Conversely, if you fell comfortable on the matter then go for it because in the long term being able to address issues such as these is a definite positive on the road to a stronger relationship. It will help your teenager to make mature decisions about relationships and allows them to feel more grown up. Although again I really believe the necessity to talk about this topic is determined by how responsible you believe your child to be.
To be totally truthful I don't believe that these get you anywhere in terms of progress of your relationship between yourself and your son or daughter. Unless your child is particularly rebellious then I think you should avoid these altogether. However is there is an issue it is vital that you sit down and address the situation as soon as possible so that your child understands what is accepted and what is not.
If under some circumstances you do see it necessary to implement a punishment then bear in mind that I think it is better to 'add' rather that 'take away'. Let me explain... try adding chores to your child’s routine, warning that if they are not completed he or she will not be allowed to participate in something she enjoys. Instead of directly taking away something she enjoys which often provokes further rebellion. Also this way round you benefit too!

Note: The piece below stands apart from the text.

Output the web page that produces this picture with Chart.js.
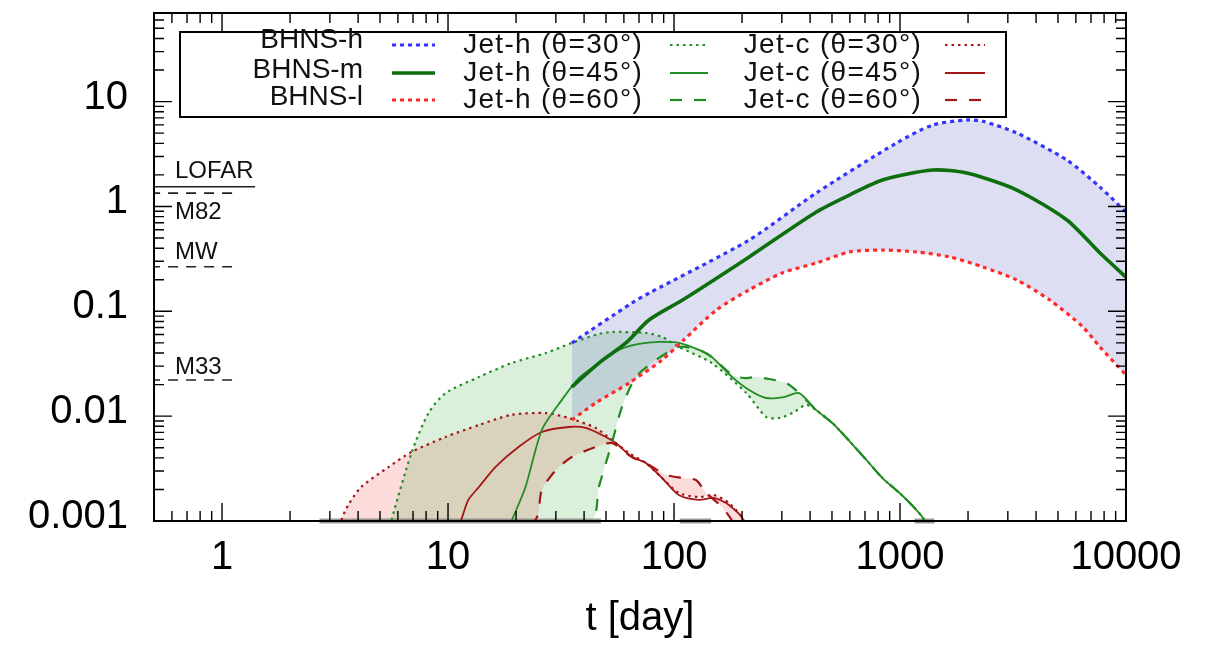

‘Can I go out tonight?’ becomes an increasingly asked question as you child grows in age and it’s important to know when is the right time to say ‘No’ or ‘Yes’.
You need to be consistent in your decisions and only make exceptions if it is completely necessary. Curfews are often the centre of arguments when discussing this matter, perhaps it would be a good idea to do as my parents did and increase these as your son or daughter becomes older. I always wanted to stay out as late as was possible whilst my mum seemed unable to go to sleep unless I was home so it is not unordinary if you feel the same in this situation. You could make sure that he/she sends you a text during the night to ease your worrying. Try not to be too restricting but apply a sensible amount of authority depending on how responsible your child is. The amount of nights a week your teenager is out is also a debatable issue, say 2 evenings a week, perhaps a Friday and one day at the weekend, is a suitable limit.